Goal: All lines below must be repeated exactly, with the pictures omitted.

Data provided:

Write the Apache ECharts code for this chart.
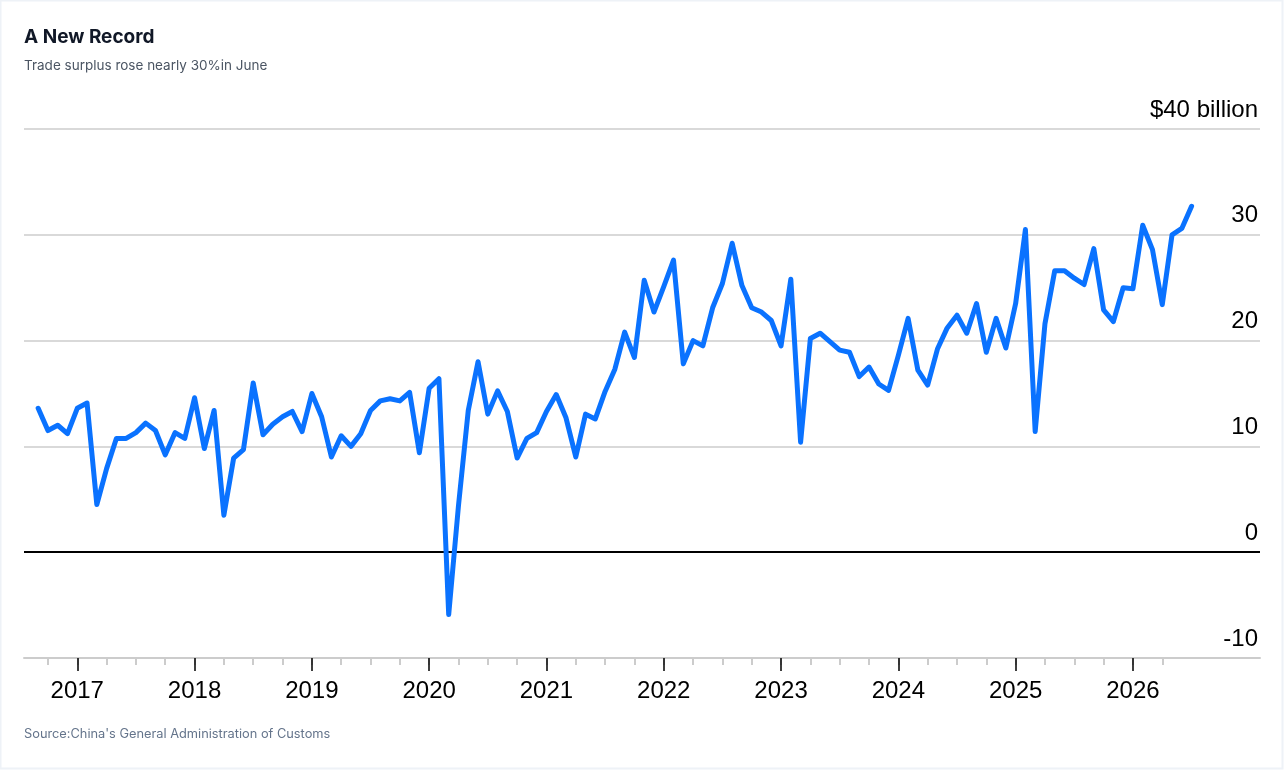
<!DOCTYPE html>
<html>
<head>
<meta charset="utf-8">
<script src="https://cdn.jsdelivr.net/npm/echarts@6/dist/echarts.min.js"></script>
<style>
html,body{margin:0;padding:0;background:#fff;}
#c{width:1284px;height:770px;}
</style>
</head>
<body>
<div id="c"></div>
<script>
// First month of the series (year, month)
const startYear = 2016;
const startMonth = 9;

// Monthly trade surplus, $ billion, Sep 2016 – Jul 2026
const values2016 = [13.6, 11.5, 12.0, 11.2];
const values2017 = [13.6, 14.1, 4.5, 7.9, 10.75, 10.75, 11.3, 12.2, 11.5, 9.2, 11.3, 10.75];
const values2018 = [14.6, 9.8, 13.4, 3.5, 8.9, 9.7, 16.0, 11.1, 12.1, 12.8, 13.3, 11.4];
const values2019 = [15.0, 12.8, 9.0, 11.0, 10.0, 11.2, 13.4, 14.3, 14.5, 14.3, 15.1, 9.4];
const values2020 = [15.5, 16.4, -5.9, 4.4, 13.4, 18.0, 13.05, 15.25, 13.3, 8.9, 10.75, 11.3];
const values2021 = [13.3, 14.9, 12.7, 9.0, 13.05, 12.6, 15.2, 17.3, 20.8, 18.4, 25.7, 22.7];
const values2022 = [25.1, 27.6, 17.8, 20.0, 19.5, 23.1, 25.4, 29.2, 25.2, 23.1, 22.7, 21.9];
const values2023 = [19.5, 25.8, 10.4, 20.2, 20.7, 19.9, 19.1, 18.9, 16.6, 17.5, 15.9, 15.3];
const values2024 = [18.6, 22.1, 17.2, 15.8, 19.2, 21.2, 22.4, 20.7, 23.5, 18.9, 22.1, 19.3];
const values2025 = [23.5, 30.5, 11.4, 21.6, 26.6, 26.6, 25.9, 25.3, 28.7, 22.9, 21.8, 25.0];
const values2026 = [24.9, 30.9, 28.6, 23.4, 30.0, 30.6, 32.7];

const surplus = [].concat(values2016, values2017, values2018, values2019, values2020,
  values2021, values2022, values2023, values2024, values2025, values2026);

// Month labels built from the start month
const months = surplus.map((_, i) => {
  const t = (startMonth - 1) + i;
  const y = startYear + Math.floor(t / 12);
  const m = (t % 12) + 1;
  return y + '-' + (m < 10 ? '0' + m : m);
});

// Axis ticks / labels
const yearLabels = ['2017','2018','2019','2020','2021','2022','2023','2024','2025','2026'];
const yTicks = [-10, 0, 10, 20, 30, 40];
const firstQuarterTick = '2016-10';
const lastQuarterTick = '2026-04';

// month index relative to Jan 2017
const baseYear = 2017;
function monthIndex(s) {
  const p = s.split('-');
  return (parseInt(p[0]) - baseYear) * 12 + (parseInt(p[1]) - 1);
}
const seriesData = months.map((m, i) => [monthIndex(m), surplus[i]]);
const yearTickValues = yearLabels.map(y => monthIndex(y + '-01'));
const quarterTickValues = [];
for (let q = monthIndex(firstQuarterTick); q <= monthIndex(lastQuarterTick); q += 3) quarterTickValues.push(q);

const chart = echarts.init(document.getElementById('c'), null, {renderer: 'canvas'});
const axisFont = '"Liberation Sans", Arial, Helvetica, sans-serif';
const uiFont = 'Inter, "Noto Sans", sans-serif';

chart.setOption({
  backgroundColor: '#ffffff',
  animation: false,
  grid: {left: 24, right: 24, top: 129, bottom: 112, containLabel: false},
  graphic: [
    {type: 'rect', shape: {x: 0.5, y: 0.5, width: 1282, height: 768}, style: {fill: 'none', stroke: '#eef2f7', lineWidth: 2}, silent: true},
    {type: 'text', left: 24, top: 28, style: {text: 'A New Record', font: '700 19px ' + uiFont, fill: '#111827'}},
    {type: 'text', left: 24, top: 59, style: {text: 'Trade surplus rose nearly 30%in June', font: '400 13.5px ' + uiFont, fill: '#4b5563'}},
    {type: 'text', left: 24, top: 728, style: {text: "Source:China's General Administration of Customs", font: '400 12.8px ' + uiFont, fill: '#64748b'}}
  ],
  xAxis: [
    {
      type: 'value', min: -5.45, max: 121, position: 'bottom',
      axisLine: {show: true, onZero: false, lineStyle: {color: '#cccccc', width: 2}},
      axisTick: {show: true, customValues: quarterTickValues, length: 7, lineStyle: {color: '#cccccc', width: 2}},
      axisLabel: {show: false},
      splitLine: {show: false}
    },
    {
      type: 'value', min: -5.45, max: 121, position: 'bottom',
      axisLine: {show: false, onZero: false},
      axisTick: {show: true, customValues: yearTickValues, length: 13, lineStyle: {color: '#000000', width: 1.5}},
      axisLabel: {
        show: true, customValues: yearTickValues, margin: 21,
        fontFamily: axisFont, fontSize: 24, color: '#000000',
        formatter: v => yearLabels[yearTickValues.indexOf(Math.round(v))] || ''
      },
      splitLine: {show: false}
    }
  ],
  yAxis: {
    type: 'value', position: 'right', min: -10, max: 40, interval: 10,
    axisLine: {show: false},
    axisTick: {show: false},
    axisLabel: {
      inside: true, margin: 2, fontFamily: axisFont, fontSize: 24, color: '#000000',
      verticalAlign: 'bottom', lineHeight: 24, padding: [0, 0, 7, 0],
      formatter: v => v === 40 ? '$40 billion' : String(v)
    },
    splitLine: {show: true, lineStyle: {color: '#cccccc', width: 1.5}}
  },
  series: [{
    type: 'line',
    xAxisIndex: 0,
    data: seriesData,
    showSymbol: false,
    symbol: 'none',
    lineStyle: {color: '#0a72ff', width: 5, cap: 'round', join: 'round'},
    z: 5,
    markLine: {
      silent: true, symbol: 'none', label: {show: false},
      lineStyle: {color: '#000000', width: 2, type: 'solid'},
      data: [{yAxis: 0}],
      z: 3
    }
  }]
});
</script>
</body>
</html>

Expected answer:
Write the Apache ECharts code for this chart.
<!DOCTYPE html>
<html>
<head>
<meta charset="utf-8">
<script src="https://cdn.jsdelivr.net/npm/echarts@6/dist/echarts.min.js"></script>
<style>
html,body{margin:0;padding:0;background:#fff;}
#c{width:1284px;height:770px;}
</style>
</head>
<body>
<div id="c"></div>
<script>
// First month of the series (year, month)
const startYear = 2016;
const startMonth = 9;

// Monthly trade surplus, $ billion, Sep 2016 – Jul 2026
const values2016 = [13.6, 11.5, 12.0, 11.2];
const values2017 = [13.6, 14.1, 4.5, 7.9, 10.75, 10.75, 11.3, 12.2, 11.5, 9.2, 11.3, 10.75];
const values2018 = [14.6, 9.8, 13.4, 3.5, 8.9, 9.7, 16.0, 11.1, 12.1, 12.8, 13.3, 11.4];
const values2019 = [15.0, 12.8, 9.0, 11.0, 10.0, 11.2, 13.4, 14.3, 14.5, 14.3, 15.1, 9.4];
const values2020 = [15.5, 16.4, -5.9, 4.4, 13.4, 18.0, 13.05, 15.25, 13.3, 8.9, 10.75, 11.3];
const values2021 = [13.3, 14.9, 12.7, 9.0, 13.05, 12.6, 15.2, 17.3, 20.8, 18.4, 25.7, 22.7];
const values2022 = [25.1, 27.6, 17.8, 20.0, 19.5, 23.1, 25.4, 29.2, 25.2, 23.1, 22.7, 21.9];
const values2023 = [19.5, 25.8, 10.4, 20.2, 20.7, 19.9, 19.1, 18.9, 16.6, 17.5, 15.9, 15.3];
const values2024 = [18.6, 22.1, 17.2, 15.8, 19.2, 21.2, 22.4, 20.7, 23.5, 18.9, 22.1, 19.3];
const values2025 = [23.5, 30.5, 11.4, 21.6, 26.6, 26.6, 25.9, 25.3, 28.7, 22.9, 21.8, 25.0];
const values2026 = [24.9, 30.9, 28.6, 23.4, 30.0, 30.6, 32.7];

const surplus = [].concat(values2016, values2017, values2018, values2019, values2020,
  values2021, values2022, values2023, values2024, values2025, values2026);

// Month labels built from the start month
const months = surplus.map((_, i) => {
  const t = (startMonth - 1) + i;
  const y = startYear + Math.floor(t / 12);
  const m = (t % 12) + 1;
  return y + '-' + (m < 10 ? '0' + m : m);
});

// Axis ticks / labels
const yearLabels = ['2017','2018','2019','2020','2021','2022','2023','2024','2025','2026'];
const yTicks = [-10, 0, 10, 20, 30, 40];
const firstQuarterTick = '2016-10';
const lastQuarterTick = '2026-04';

// month index relative to Jan 2017
const baseYear = 2017;
function monthIndex(s) {
  const p = s.split('-');
  return (parseInt(p[0]) - baseYear) * 12 + (parseInt(p[1]) - 1);
}
const seriesData = months.map((m, i) => [monthIndex(m), surplus[i]]);
const yearTickValues = yearLabels.map(y => monthIndex(y + '-01'));
const quarterTickValues = [];
for (let q = monthIndex(firstQuarterTick); q <= monthIndex(lastQuarterTick); q += 3) quarterTickValues.push(q);

const chart = echarts.init(document.getElementById('c'), null, {renderer: 'canvas'});
const axisFont = '"Liberation Sans", Arial, Helvetica, sans-serif';
const uiFont = 'Inter, "Noto Sans", sans-serif';

chart.setOption({
  backgroundColor: '#ffffff',
  animation: false,
  grid: {left: 24, right: 24, top: 129, bottom: 112, containLabel: false},
  graphic: [
    {type: 'rect', shape: {x: 0.5, y: 0.5, width: 1282, height: 768}, style: {fill: 'none', stroke: '#eef2f7', lineWidth: 2}, silent: true},
    {type: 'text', left: 24, top: 28, style: {text: 'A New Record', font: '700 19px ' + uiFont, fill: '#111827'}},
    {type: 'text', left: 24, top: 59, style: {text: 'Trade surplus rose nearly 30%in June', font: '400 13.5px ' + uiFont, fill: '#4b5563'}},
    {type: 'text', left: 24, top: 728, style: {text: "Source:China's General Administration of Customs", font: '400 12.8px ' + uiFont, fill: '#64748b'}}
  ],
  xAxis: [
    {
      type: 'value', min: -5.45, max: 121, position: 'bottom',
      axisLine: {show: true, onZero: false, lineStyle: {color: '#cccccc', width: 2}},
      axisTick: {show: true, customValues: quarterTickValues, length: 7, lineStyle: {color: '#cccccc', width: 2}},
      axisLabel: {show: false},
      splitLine: {show: false}
    },
    {
      type: 'value', min: -5.45, max: 121, position: 'bottom',
      axisLine: {show: false, onZero: false},
      axisTick: {show: true, customValues: yearTickValues, length: 13, lineStyle: {color: '#000000', width: 1.5}},
      axisLabel: {
        show: true, customValues: yearTickValues, margin: 21,
        fontFamily: axisFont, fontSize: 24, color: '#000000',
        formatter: v => yearLabels[yearTickValues.indexOf(Math.round(v))] || ''
      },
      splitLine: {show: false}
    }
  ],
  yAxis: {
    type: 'value', position: 'right', min: -10, max: 40, interval: 10,
    axisLine: {show: false},
    axisTick: {show: false},
    axisLabel: {
      inside: true, margin: 2, fontFamily: axisFont, fontSize: 24, color: '#000000',
      verticalAlign: 'bottom', lineHeight: 24, padding: [0, 0, 7, 0],
      formatter: v => v === 40 ? '$40 billion' : String(v)
    },
    splitLine: {show: true, lineStyle: {color: '#cccccc', width: 1.5}}
  },
  series: [{
    type: 'line',
    xAxisIndex: 0,
    data: seriesData,
    showSymbol: false,
    symbol: 'none',
    lineStyle: {color: '#0a72ff', width: 5, cap: 'round', join: 'round'},
    z: 5,
    markLine: {
      silent: true, symbol: 'none', label: {show: false},
      lineStyle: {color: '#000000', width: 2, type: 'solid'},
      data: [{yAxis: 0}],
      z: 3
    }
  }]
});
</script>
</body>
</html>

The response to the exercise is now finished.